I'm uncertain why Statesman would say a ruling should come by Thursday if the deadline for TRLA is filing is the same day.

I'm also curious why TRLA did not file a response already. They could add to it with a later filing if they wanted.

Anonymous said...

Do I misunderstand Texas law? If the 3rd rightfully found the trial court abused its dicretion, then the 3rd did not abuse its own discretion. Right?

Under the abuse-of-discretion standard, we must determine "whether the trial court acted without reference to any guiding rules or principles; in other words, whether the act was arbitrary or unreasonable." Worford v. Stamper, 801 S.W.2d 108, 109 (Tex. 1990). That a trial court may decide a matter within its discretionary authority differently than we would under similar circumstances does not demonstrate that an abuse of discretion has occurred. Downer v. Aquamarine Operators, Inc., 701 S.W.2d 238, 241-42 (Tex. 1985). An abuse of discretion does not occur where the trial court bases its decisions on conflicting evidence. Davis v. Huey, 571 S.W.2d 859, 862 (Tex. 1978). Furthermore, an abuse of discretion does not occur as long as some evidence of a substantive and probative character exists to support the trial court's decision. Echols v. Olivarez, 85 S.W.3d 475, 477 (Tex. App.--Austin 2002, no pet.).

Once we determine that the abuse-of-discretion standard applies, we engage in a two-pronged inquiry: (1) whether the trial court had sufficient information on which to exercise its discretion; and (2) whether the trial court erred in its application of discretion. Id. at 477-78. We approach the first question under traditional sufficiency review and then proceed to determine whether, based on the elicited evidence, the trial court made a reasonable decision. Id.; Lindsey v. Lindsey, 965 S.W.2d 589, 592 (Tex.
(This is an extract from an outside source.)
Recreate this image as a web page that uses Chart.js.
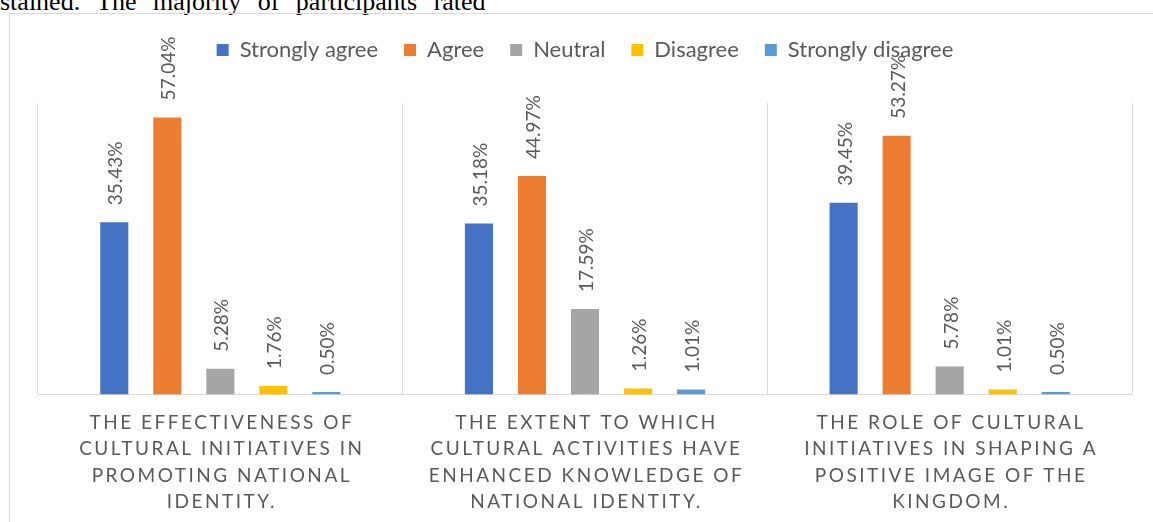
<!DOCTYPE html>
<html>
<head>
<meta charset="utf-8">
<title>Cultural initiatives survey</title>
<script src="https://cdn.jsdelivr.net/npm/chart.js@4.4.1/dist/chart.umd.min.js"></script>
<style>
  html, body { margin: 0; padding: 0; background: #fff; }
  body { width: 1153px; height: 522px; position: relative; overflow: hidden; }
  #docText {
    position: absolute; left: 0; top: -11px;
    font: 26px "Liberation Serif", serif; line-height: 26px;
    word-spacing: 10px; white-space: nowrap; color: #000;
  }
  #frame {
    position: absolute; left: 9px; top: 13px; right: 0; bottom: 0;
    border-left: 1px solid #d9d9d9; border-top: 1px solid #d9d9d9;
  }
  #wrap { position: absolute; left: 0; top: 0; width: 1153px; height: 522px; }
</style>
</head>
<body>
<div id="docText">stained. The majority of participants rated</div>
<div id="frame"></div>
<div id="wrap"><canvas id="chart"></canvas></div>
<script>
// categories (as shown, wrapped in lines)
const categories = [
  ["THE EFFECTIVENESS OF", "CULTURAL INITIATIVES IN", "PROMOTING NATIONAL", "IDENTITY."],
  ["THE EXTENT TO WHICH", "CULTURAL ACTIVITIES HAVE", "ENHANCED KNOWLEDGE OF", "NATIONAL IDENTITY."],
  ["THE ROLE OF CULTURAL", "INITIATIVES IN SHAPING A", "POSITIVE IMAGE OF THE", "KINGDOM."],
];

const seriesNames = ["Strongly agree", "Agree", "Neutral", "Disagree", "Strongly disagree"];
const seriesColors = ["#4472C4", "#ED7D31", "#A5A5A5", "#FFC000", "#5B9BD5"];

// percentages
const stronglyAgree = [35.43, 35.18, 39.45];
const agree = [57.04, 44.97, 53.27];
const neutral = [5.28, 17.59, 5.78];
const disagree = [1.76, 1.26, 1.01];
const stronglyDisagree = [0.5, 1.01, 0.5];

const seriesValues = [stronglyAgree, agree, neutral, disagree, stronglyDisagree];
const yMax = 60;

const textGray = "#595959";
const lineGray = "#d9d9d9";

// extra space between legend and plot
const legendSpacing = {
  id: "legendSpacing",
  beforeInit(chart) {
    const fit = chart.legend.fit;
    chart.legend.fit = function () {
      fit.bind(chart.legend)();
      this.height += 32;
    };
  },
};

// rotated value labels above bars
const barLabels = {
  id: "barLabels",
  afterDatasetsDraw(chart) {
    const ctx = chart.ctx;
    ctx.save();
    ctx.font = "19px Lato";
    ctx.fillStyle = textGray;
    ctx.textAlign = "left";
    ctx.textBaseline = "alphabetic";
    chart.data.datasets.forEach((ds, i) => {
      chart.getDatasetMeta(i).data.forEach((bar, j) => {
        ctx.save();
        ctx.translate(bar.x + 8, bar.y - 17);
        ctx.rotate(-Math.PI / 2);
        ctx.fillText(ds.data[j].toFixed(2) + "%", 0, 0);
        ctx.restore();
      });
    });
    ctx.restore();
  },
};

// category labels with letter spacing
const categoryLabels = {
  id: "categoryLabels",
  afterDraw(chart) {
    const ctx = chart.ctx;
    const xScale = chart.scales.x;
    ctx.save();
    ctx.font = "19px Lato";
    ctx.fillStyle = textGray;
    ctx.textAlign = "center";
    ctx.textBaseline = "alphabetic";
    ctx.letterSpacing = "2.5px";
    chart.data.labels.forEach((lines, i) => {
      const x = xScale.getPixelForValue(i);
      lines.forEach((line, k) => {
        ctx.fillText(line, x + 1.5, xScale.bottom + 34.5 + k * 26.3);
      });
    });
    ctx.restore();
  },
};

const ctx = document.getElementById("chart").getContext("2d");
const chart = new Chart(ctx, {
  type: "bar",
  data: {
    labels: categories,
    datasets: seriesNames.map((name, i) => ({
      label: name,
      data: seriesValues[i],
      backgroundColor: seriesColors[i],
      borderWidth: 0,
      categoryPercentage: 0.727,
      barPercentage: 0.53,
    })),
  },
  options: {
    responsive: true,
    maintainAspectRatio: false,
    animation: false,
    layout: {
      padding: { left: 38, right: 21, top: 13, bottom: 127.5 },
    },
    plugins: {
      legend: {
        display: true,
        position: "top",
        labels: {
          color: textGray,
          boxWidth: 12,
          boxHeight: 12,
          padding: 26,
          font: { size: 22, family: "Lato" },
        },
      },
      tooltip: { enabled: false },
    },
    scales: {
      x: {
        grid: {
          color: lineGray,
          lineWidth: 1,
          drawTicks: false,
          offset: true,
        },
        border: { display: true, color: lineGray, width: 1 },
        ticks: { display: false },
      },
      y: {
        display: false,
        min: 0,
        max: yMax,
      },
    },
  },
  plugins: [legendSpacing, barLabels, categoryLabels],
});
</script>
</body>
</html>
App.--El Paso 1998, no pet.).

Found at cool Texas family law blog, Splittsville Appeals.

Anonymous said...

Fred, I cannot determine what the hell you and that other guy are talking about.

You are correct: 'The Family Code is probably guiding rules or principles, and acting contrary to it is acting "without reference to any guiding rules or principles." '

Look at section 262.201(a) for that guidance:

At the conclusion of the 14 day adversary hearing, the court shall order the return of the child "...unless the court finds sufficient evidence to satisfy a person of ordinary prudence and caution that..(1) there was a danger to the physical health or safety of the child which was caused by an act or failure to act of the person entitled to pssession and for the child to remain in the home is contrary to the welfare of the child [and] (2) the urgent need for protection required the immediate removal of the child and reasonable efforts, consistent with the circumstances and providing for the safety of the child, were made to eliminate or prevent the child's removal; and...reasonable efforts have been made to enable the child to return home, but there is a substantial risk of a continuing danger if the child is returned home."
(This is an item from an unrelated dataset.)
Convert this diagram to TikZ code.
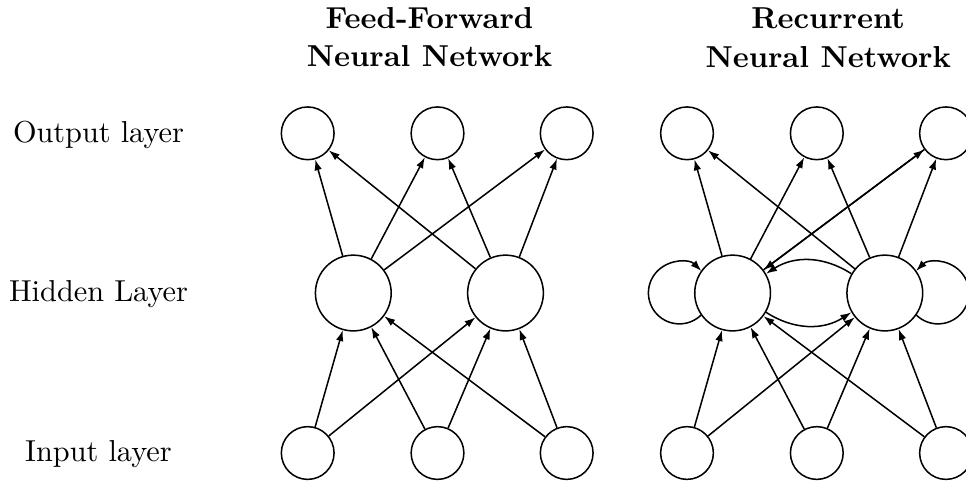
\documentclass[tikz,border=0pt]{standalone}
\usetikzlibrary{arrows.meta}
\tikzset{
  neuron/.style={circle,draw,line width=0.5pt,inner sep=0pt,minimum size=17.4pt},
  hid/.style={neuron,minimum size=25pt},
  arr/.style={line width=0.5pt,-{Latex[length=3.6pt,width=2.5pt]}},
  rowlabel/.style={anchor=base,inner sep=0pt},
  nettitle/.style={anchor=base,align=center,inner sep=0pt,
    font=\bfseries\fontsize{10}{12.7}\selectfont}
}
\begin{document}
\begin{tikzpicture}[x=0.33pt,y=-0.33pt]
\useasboundingbox (0,0) rectangle (966,483);
\clip (0,0) rectangle (966,483);

% row labels
\node[rowlabel] (lout) at (98.5,142.7) {Output layer};
\node[rowlabel] (lhid) at (98.5,301.7) {Hidden Layer};
\node[rowlabel] (lin)  at (98.5,461.7) {Input layer};

% titles (anchored at the baseline of the last line)
\node[nettitle] (tff)  at (429.5,66.7) {Feed-Forward\\Neural Network};
\node[nettitle] (trnn) at (828.2,67.0) {Recurrent\\Neural Network};

% feed-forward network
\node[neuron] (fo1) at (307.7,133.3) {};
\node[neuron] (fo2) at (437.5,133.3) {};
\node[neuron] (fo3) at (566.7,133.3) {};
\node[hid]    (fh1) at (353.3,293) {};
\node[hid]    (fh2) at (505.5,293) {};
\node[neuron] (fi1) at (307.7,453) {};
\node[neuron] (fi2) at (437.5,453) {};
\node[neuron] (fi3) at (566.7,453) {};

\foreach \h in {fh1,fh2}{
  \foreach \o in {fo1,fo2,fo3}{\draw[arr] (\h) -- (\o);}
  \foreach \i in {fi1,fi2,fi3}{\draw[arr] (\i) -- (\h);}
}

% recurrent network
\node[neuron] (ro1) at (687,133.3) {};
\node[neuron] (ro2) at (816.8,133.3) {};
\node[neuron] (ro3) at (946,133.3) {};
\node[hid]    (rh1) at (732.6,293) {};
\node[hid]    (rh2) at (884.8,293) {};
\node[neuron] (ri1) at (687,453) {};
\node[neuron] (ri2) at (816.8,453) {};
\node[neuron] (ri3) at (946,453) {};

\foreach \h in {rh1,rh2}{
  \foreach \o in {ro1,ro2,ro3}{\draw[arr] (\h) -- (\o);}
  \foreach \i in {ri1,ri2,ri3}{\draw[arr] (\i) -- (\h);}
}
\draw[arr] (ro3) -- (rh1);

% recurrent connections between the hidden units
\draw[arr] (rh2.150) .. controls +(-28,-18) and +(28,-18) .. (rh1.30);
\draw[arr] (rh1.-30) .. controls +(28,18) and +(-28,18) .. (rh2.210);

% self loops
\draw[arr] (rh1.215) arc[start angle=46, end angle=315, radius=31];
\draw[arr] (rh2.-35) arc[start angle=134, end angle=-135, radius=31];
\end{tikzpicture}
\end{document}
I'm not prepared to say that the three Republicans who decided this case are NOT persons of ordinary prudence and caution. I doubt that their brethren on the SC are willing to do, either. The 3rd CA found there to be NO evidence, not just insufficient evidence, but none at all to carry the state's burden. If there was NO evidence to support the trial judge's decision, that decision is as a matter of law unreasonable and arbitrary.


And of course, the efforts required of the STate by (2) and (3) were never made.

Again, I think the SC will find some way to support the legal reasoning of the 3rd, but to stay the issuance of the writ anyway. Or, it is conceivable that the SC may decide the "shall" really means "may" and therefore the trial court has a lot of discretion to ignore the absence of evidence. The Courts of Texas have, in other contexts, said that shall really means may.

If the SC goes in this direction, the logical conclusion is that the 14 day "adversarial" hearing is not needed; or more to the point, that it is a kind of Stalinistic Show Trial. Wonder what Professor Sampson and Judge McCown will do if this is what happens.

Anonymous said...

Looks like it is precisly on point:

In the Interest of D.N.C. No. 07-0621 (Tex. 2008) (child protection, CPS, DFPS suit, termination of parental rights, natural parent presumption) (award of conservatorship to child protection agency properly reversed along with termination of parental rights in the absence of independent basis for rebutting parental presumption); Opinion of the First Court of Appeals: Colbert v. DFPS, No. 01-04-01232-CV, 227 S.W.3d 799 (Tex.App.- Houston [1st Dist.] Dec. 21, 2006)

Splittsville Appeals with a link to the opinion.

So there must be enough evidence to overcome the parental presumption.

kbp said...

I think I had posted this SCOTx ruling I came across.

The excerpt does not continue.